Nachdem die Zusammenarbeit mit Branchenprimus Universum vorbei war, organisierte Schulz für sie weltweit Schaukämpfe. „Man muss auch von etwas leben“, sagt er, „von Ruhm allein geht es nicht.“

Ein Plüschtiger erinnert daran: Man nannte sie Tigerin

Der Promoter spricht am Baumgrab. Dort stehen – zum Teil auf mitgebrachten Stühlen – ein Bild der lächelnden Graf, die zuletzt mit ihrer Liebe und zwei Hunden in Kornwestheim gelebt hat, ihre Boxhandschuhe, ihre Auszeichnungen und ein Plüschtiger. Die Boxwelt nannte sie „die Tigerin“. Über 100 Trauernde haben sich bei diesem würdevollen Abschied unter dem sonnigen Himmel versammelt. Viele sind gespannt, was Heinz Schulz zur Todesursache sagen wird. Ihre Freunde hatten gebeten, nicht darüber zu spekulieren, warum sie so früh gestorben ist, erst bei der Beerdigung wolle man sich dazu äußern.

Als Kind wuchs sie in der Nähe von Tschernobyl auf

Heinz Schulz kommt rasch auf Tschernobyl zu sprechen. Als Kind ist Alesia Graf in der Nähe des Reaktors aufgewachsen. Im April 1986, da war sie fünf Jahre alt, kam es zur Atomkatastrophe. Ein radioaktiver Niederschlag ging nieder, der noch viele Jahre später für Leid sorgt. „Alesia spielte draußen auf kontaminiertem Boden“, sagt der Boxmanager. Strahlen sind hochgefährlich. Die Krebsfälle steigen extrem. Die Todesursache war also: sie war krank.
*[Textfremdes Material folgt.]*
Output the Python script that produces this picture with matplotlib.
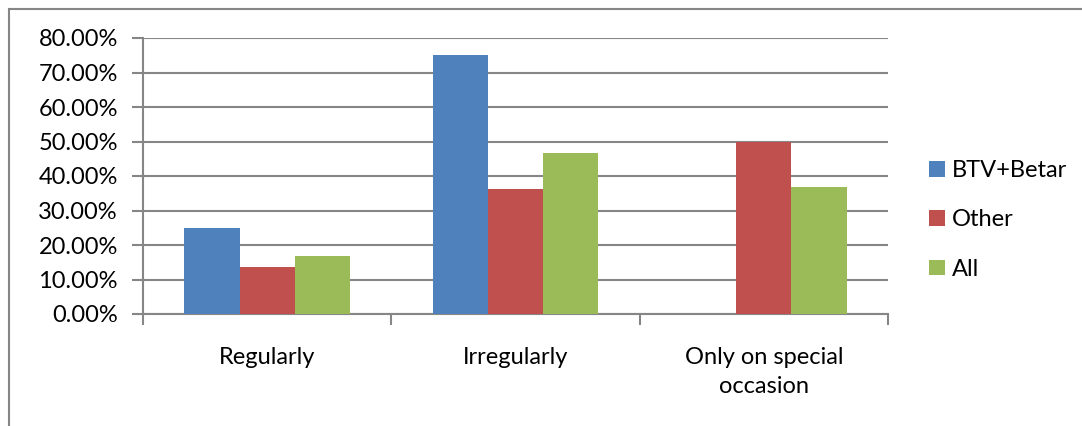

Über ihre Krankheit hat Alesia Graf, die meist Gutgelaunte, nie gesprochen. „Sie wollte auch nie zum Arzt“, sagt ein Freund. Ihrem Manager Schulz, der selbst gegen Krebs kämpfen musste, habe sie mal gesagt, sie freue sich, wenn sie 40 werde, das reiche ihr. Ein intensives und überwiegend schönes Leben hat sie geführt.

In guter Erinnerung behalten

Über weitere Einzelheiten oder gar Details ihrer Erkrankung will Heinz Schulz nicht reden. Dadurch werde sie nicht wieder lebendig. Viel wichtiger sei es, Alesia Graf in guter Erinnerung zu behalten, ihr dankbar dafür zu sein, was sie Gutes für so viele Menschen bereitet habe.

Die Trauergäste werfen Blumen und Erde zur Urne am Baum hinab. Der Himmel schickt Sonnenstrahlen – für Alesia, den Sonnenschein.